▶ _Input material_
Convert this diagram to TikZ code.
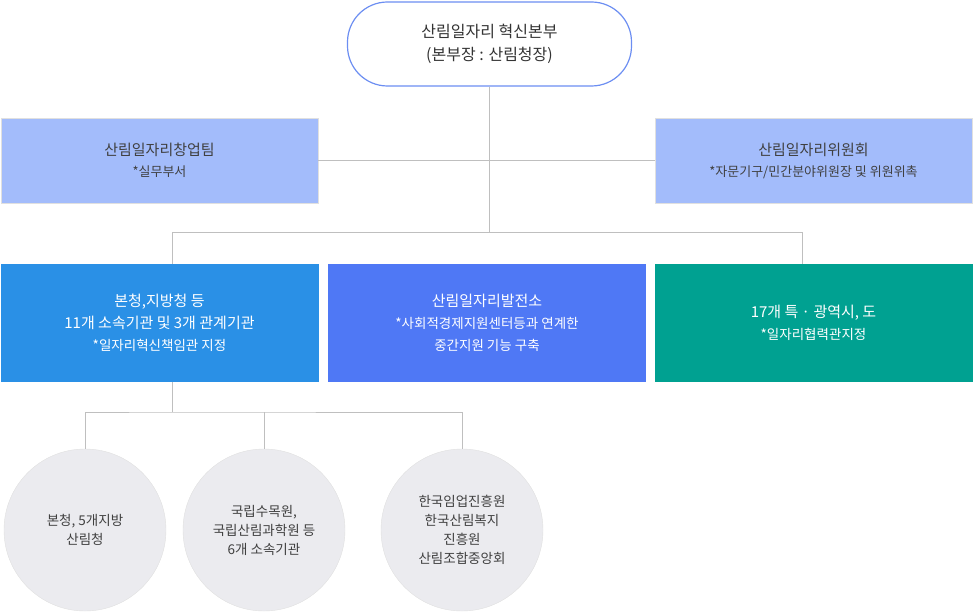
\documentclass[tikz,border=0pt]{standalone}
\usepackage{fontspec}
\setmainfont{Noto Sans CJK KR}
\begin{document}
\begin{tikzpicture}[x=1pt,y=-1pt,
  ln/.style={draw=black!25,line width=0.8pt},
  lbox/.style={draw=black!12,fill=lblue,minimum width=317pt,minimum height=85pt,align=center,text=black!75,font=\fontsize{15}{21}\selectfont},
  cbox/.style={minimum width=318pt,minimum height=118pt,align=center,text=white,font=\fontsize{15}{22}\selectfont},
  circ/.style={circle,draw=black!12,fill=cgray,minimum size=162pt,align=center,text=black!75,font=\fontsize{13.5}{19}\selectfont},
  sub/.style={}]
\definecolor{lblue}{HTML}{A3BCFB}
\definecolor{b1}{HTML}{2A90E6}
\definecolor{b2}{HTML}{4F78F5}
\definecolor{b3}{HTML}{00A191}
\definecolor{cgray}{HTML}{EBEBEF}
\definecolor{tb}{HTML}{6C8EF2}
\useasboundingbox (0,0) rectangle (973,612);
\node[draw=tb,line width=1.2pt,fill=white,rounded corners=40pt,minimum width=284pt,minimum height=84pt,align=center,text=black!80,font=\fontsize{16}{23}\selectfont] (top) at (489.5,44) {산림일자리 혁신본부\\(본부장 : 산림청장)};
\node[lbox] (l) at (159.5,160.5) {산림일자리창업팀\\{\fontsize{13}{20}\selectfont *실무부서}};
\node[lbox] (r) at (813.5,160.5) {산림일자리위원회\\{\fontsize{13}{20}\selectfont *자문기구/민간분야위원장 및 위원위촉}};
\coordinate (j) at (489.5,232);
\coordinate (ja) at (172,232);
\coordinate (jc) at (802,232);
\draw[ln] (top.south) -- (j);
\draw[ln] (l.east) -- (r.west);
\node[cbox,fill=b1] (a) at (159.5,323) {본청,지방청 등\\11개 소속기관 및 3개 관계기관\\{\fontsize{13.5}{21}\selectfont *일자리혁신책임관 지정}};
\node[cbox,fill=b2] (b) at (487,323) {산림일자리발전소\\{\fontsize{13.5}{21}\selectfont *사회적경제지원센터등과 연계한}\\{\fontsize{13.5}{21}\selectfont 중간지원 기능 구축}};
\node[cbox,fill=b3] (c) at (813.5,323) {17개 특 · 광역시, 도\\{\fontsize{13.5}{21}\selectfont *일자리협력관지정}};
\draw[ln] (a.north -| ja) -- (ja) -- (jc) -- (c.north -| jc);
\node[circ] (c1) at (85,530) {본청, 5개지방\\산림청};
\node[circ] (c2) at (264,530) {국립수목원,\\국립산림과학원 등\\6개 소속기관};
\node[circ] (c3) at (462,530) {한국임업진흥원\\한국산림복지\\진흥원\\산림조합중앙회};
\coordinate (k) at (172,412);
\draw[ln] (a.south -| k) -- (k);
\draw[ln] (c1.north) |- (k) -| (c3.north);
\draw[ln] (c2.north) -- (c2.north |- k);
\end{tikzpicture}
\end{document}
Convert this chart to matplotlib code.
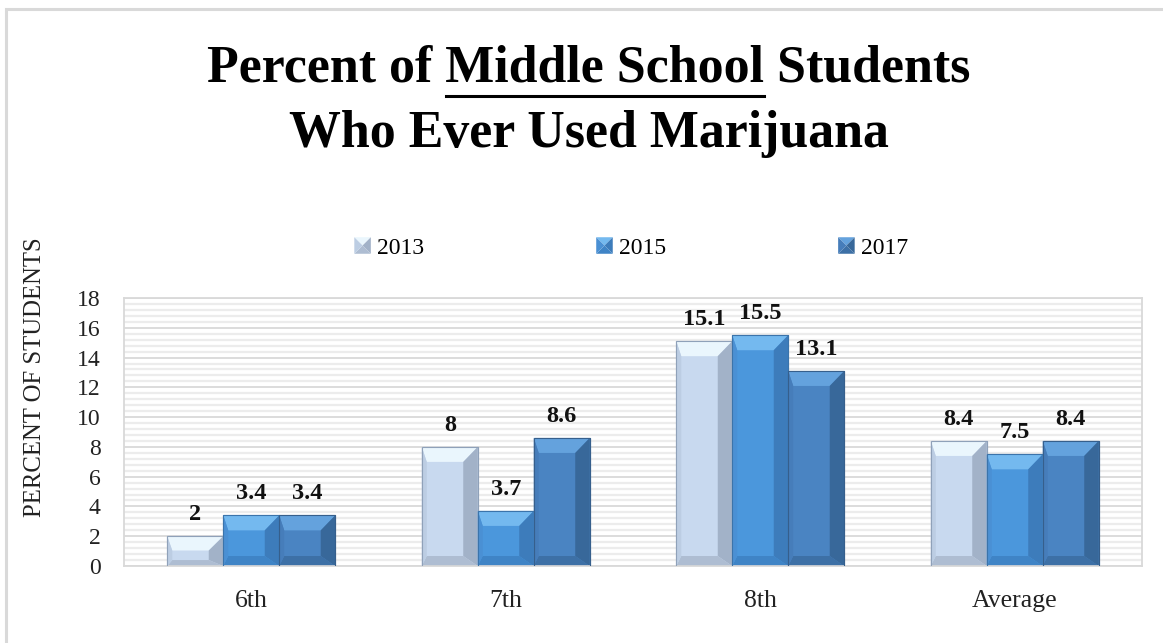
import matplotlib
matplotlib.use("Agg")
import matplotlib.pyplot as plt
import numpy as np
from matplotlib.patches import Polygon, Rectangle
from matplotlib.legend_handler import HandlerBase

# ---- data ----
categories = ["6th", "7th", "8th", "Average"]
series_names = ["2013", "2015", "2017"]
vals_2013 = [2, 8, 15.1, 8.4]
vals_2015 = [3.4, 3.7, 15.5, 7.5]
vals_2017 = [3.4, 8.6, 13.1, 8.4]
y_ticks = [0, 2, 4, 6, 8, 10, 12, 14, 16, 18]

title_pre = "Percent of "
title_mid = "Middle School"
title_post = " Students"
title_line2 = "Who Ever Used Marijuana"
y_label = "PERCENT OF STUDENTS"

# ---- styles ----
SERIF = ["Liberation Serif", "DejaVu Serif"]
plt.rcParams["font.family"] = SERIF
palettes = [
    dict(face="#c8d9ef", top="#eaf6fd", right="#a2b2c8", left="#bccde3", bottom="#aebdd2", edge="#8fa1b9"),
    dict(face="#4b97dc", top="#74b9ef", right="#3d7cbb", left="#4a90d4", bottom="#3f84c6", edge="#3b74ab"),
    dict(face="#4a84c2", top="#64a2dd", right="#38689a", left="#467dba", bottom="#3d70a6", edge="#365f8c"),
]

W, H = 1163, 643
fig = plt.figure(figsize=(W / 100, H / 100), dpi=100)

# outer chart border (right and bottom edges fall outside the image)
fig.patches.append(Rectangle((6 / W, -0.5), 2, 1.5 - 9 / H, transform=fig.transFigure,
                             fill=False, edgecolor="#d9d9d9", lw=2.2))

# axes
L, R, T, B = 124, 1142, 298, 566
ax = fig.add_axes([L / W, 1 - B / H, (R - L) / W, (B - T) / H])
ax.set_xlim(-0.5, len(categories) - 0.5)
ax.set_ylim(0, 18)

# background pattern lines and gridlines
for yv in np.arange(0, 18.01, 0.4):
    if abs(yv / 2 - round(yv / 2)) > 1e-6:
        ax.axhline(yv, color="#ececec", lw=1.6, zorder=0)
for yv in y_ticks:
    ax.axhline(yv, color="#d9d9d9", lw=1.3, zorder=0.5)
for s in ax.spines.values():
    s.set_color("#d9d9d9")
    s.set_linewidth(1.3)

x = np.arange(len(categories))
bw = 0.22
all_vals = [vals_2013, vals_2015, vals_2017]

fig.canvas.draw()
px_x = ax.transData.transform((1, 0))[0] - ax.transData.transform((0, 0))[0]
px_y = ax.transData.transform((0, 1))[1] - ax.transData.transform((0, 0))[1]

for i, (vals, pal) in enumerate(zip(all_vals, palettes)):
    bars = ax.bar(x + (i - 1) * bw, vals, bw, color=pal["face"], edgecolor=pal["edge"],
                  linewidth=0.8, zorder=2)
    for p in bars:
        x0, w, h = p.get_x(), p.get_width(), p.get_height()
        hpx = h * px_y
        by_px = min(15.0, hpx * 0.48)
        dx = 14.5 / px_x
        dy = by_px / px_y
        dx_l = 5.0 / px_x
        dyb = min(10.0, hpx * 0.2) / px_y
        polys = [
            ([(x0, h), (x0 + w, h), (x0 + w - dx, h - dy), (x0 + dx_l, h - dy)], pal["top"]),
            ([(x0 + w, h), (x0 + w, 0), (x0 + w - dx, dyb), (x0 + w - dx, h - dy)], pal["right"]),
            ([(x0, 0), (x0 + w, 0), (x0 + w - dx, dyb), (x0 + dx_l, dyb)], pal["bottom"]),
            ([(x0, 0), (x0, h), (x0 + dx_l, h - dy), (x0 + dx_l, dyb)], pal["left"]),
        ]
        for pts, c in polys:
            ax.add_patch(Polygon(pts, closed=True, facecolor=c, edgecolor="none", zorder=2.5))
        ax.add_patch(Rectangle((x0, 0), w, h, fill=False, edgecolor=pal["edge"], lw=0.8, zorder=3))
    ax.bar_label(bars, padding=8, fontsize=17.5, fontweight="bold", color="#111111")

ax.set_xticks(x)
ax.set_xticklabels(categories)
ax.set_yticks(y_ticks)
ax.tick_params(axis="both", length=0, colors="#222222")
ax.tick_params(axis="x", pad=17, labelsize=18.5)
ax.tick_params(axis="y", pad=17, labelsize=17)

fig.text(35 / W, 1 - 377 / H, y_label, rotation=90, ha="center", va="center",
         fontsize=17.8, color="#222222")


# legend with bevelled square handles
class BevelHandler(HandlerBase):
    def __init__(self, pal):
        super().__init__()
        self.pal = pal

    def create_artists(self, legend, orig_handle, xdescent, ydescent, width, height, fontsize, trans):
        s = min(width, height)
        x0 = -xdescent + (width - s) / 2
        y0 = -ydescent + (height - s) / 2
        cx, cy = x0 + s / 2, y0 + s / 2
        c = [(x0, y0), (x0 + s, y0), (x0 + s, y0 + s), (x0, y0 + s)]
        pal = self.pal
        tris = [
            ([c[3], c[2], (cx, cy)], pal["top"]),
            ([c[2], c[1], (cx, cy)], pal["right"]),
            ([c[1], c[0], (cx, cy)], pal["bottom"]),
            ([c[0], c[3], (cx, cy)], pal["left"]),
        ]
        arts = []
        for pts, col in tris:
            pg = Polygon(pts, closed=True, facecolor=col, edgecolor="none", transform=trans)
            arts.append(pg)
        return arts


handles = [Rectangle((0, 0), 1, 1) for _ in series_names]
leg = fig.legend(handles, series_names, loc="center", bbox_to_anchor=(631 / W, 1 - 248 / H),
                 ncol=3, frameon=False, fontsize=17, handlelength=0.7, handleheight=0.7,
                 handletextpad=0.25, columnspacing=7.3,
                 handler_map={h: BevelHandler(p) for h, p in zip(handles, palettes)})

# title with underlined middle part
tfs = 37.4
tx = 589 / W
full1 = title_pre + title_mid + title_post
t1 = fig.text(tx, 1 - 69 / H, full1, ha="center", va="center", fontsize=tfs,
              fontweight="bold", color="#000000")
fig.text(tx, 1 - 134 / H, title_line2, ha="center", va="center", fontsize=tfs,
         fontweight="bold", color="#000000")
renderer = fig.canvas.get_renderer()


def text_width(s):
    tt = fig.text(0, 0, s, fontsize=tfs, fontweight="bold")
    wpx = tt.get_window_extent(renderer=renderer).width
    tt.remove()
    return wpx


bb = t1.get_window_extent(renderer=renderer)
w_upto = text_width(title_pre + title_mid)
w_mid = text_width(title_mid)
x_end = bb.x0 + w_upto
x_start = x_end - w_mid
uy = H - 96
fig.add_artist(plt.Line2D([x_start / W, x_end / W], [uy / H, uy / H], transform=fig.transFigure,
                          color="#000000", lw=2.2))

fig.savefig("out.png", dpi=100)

▶ _Aim of the exercise_
Collect the complete line wherever the string "this" appears in the records.

▶ _Solved problem_
Convert this diagram to TikZ code.
Convert this chart to matplotlib code.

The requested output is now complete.